As we were playing, Lovey got a good smack on my leg. We had an audience and had them all laughing. Because this smack was loud (but not painful) he took off running outside. This caused everyone-mostly men-to make chicken sounds. Again, just teasing , he was laughing & smiling the whole time. While he taunted me from outside the screen door, I warned "Just you wait...I know where you sleep!" A few minutes later, he braved the indoors and stood talking to his uncle. I crept up behind him, kicked him softly in the rear end and took off.
This is when I learned a very important safety tip. Never wear Crocs while running on thick piled carpet.
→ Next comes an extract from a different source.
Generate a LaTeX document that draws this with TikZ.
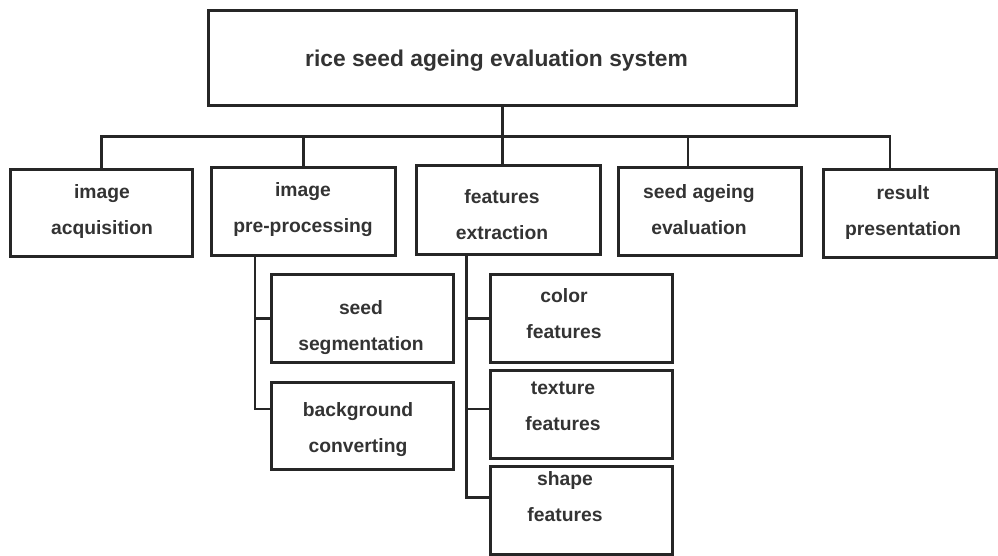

The rubber sticks and you just don't get the speed or control you need. I turned the corner, the toe of my shoe caught on the carpet, my knee buckled underneath me. I looked forward and saw only the corner of the wall. Quickly, I stuck out my arms so they would grab it first rather than my head crashing into the corner. My hands made it, my arms grasped it, I made it to the wall without injury. This was not done gracefully. I was literally hugging the wall while my legs were bent at strange angles, both feet stuck in place because of that darn rubber shoe. As I giggled, I slid down the wall, hit the floor, rolled over and started laughing. My sweet Lovey knew I wasn't hurt so he too laughed to the point of falling to the floor. My wonderful sister in law watched all of this in a panic. All I could hear above the laughter was her calling my husbands name over & over, sure I had seriously injured myself.
I did scrape my knee, and I do have a large bump on my wrist, but the fun was more than worth it. As I stood in my own kitchen later, my husband examining my slightly swollen wrist, he said "I knew someone would get hurt." I just smiled and went for the facts. My boy is 14. He doesn't let me kiss him. He will only on the rarest of occasions let me hug him. But he will play with me. If I get a little banged up in the process, then so be it. Years from now neither of us will remember the sting of a finger slap but we will remember the laughter.
Wednesday, September 17, 2008
Searching for inspiration...
As I wondered around the local bookstore last night I just couldn't find anything that interested me. That is a shocking thing. Not once have I walked into a book store and not been drawn to something. I knew I was looking for beatuy and inspiration. Something with a lyrical language and deep in meaning. I just couldn't find it. I ended up with the John Adams biography by David McCullogh I've been meaning to read forever and an anthology of poetry. What does that say about what I've been needing? Hope in a politically ravaged time? As I began reading John Adams last night one of his quotes was something like..."You're never alone as long as you've got a poet in your pocket." Fitting that I purchased this and poetry at the same time.
As interesting as this book may become, I don't think it's the inspiration I've been looking for. Maybe the looking for inspiration is a distraction itself. I'm feeling unfocused and scattered. Perhaps today, I'll just listen.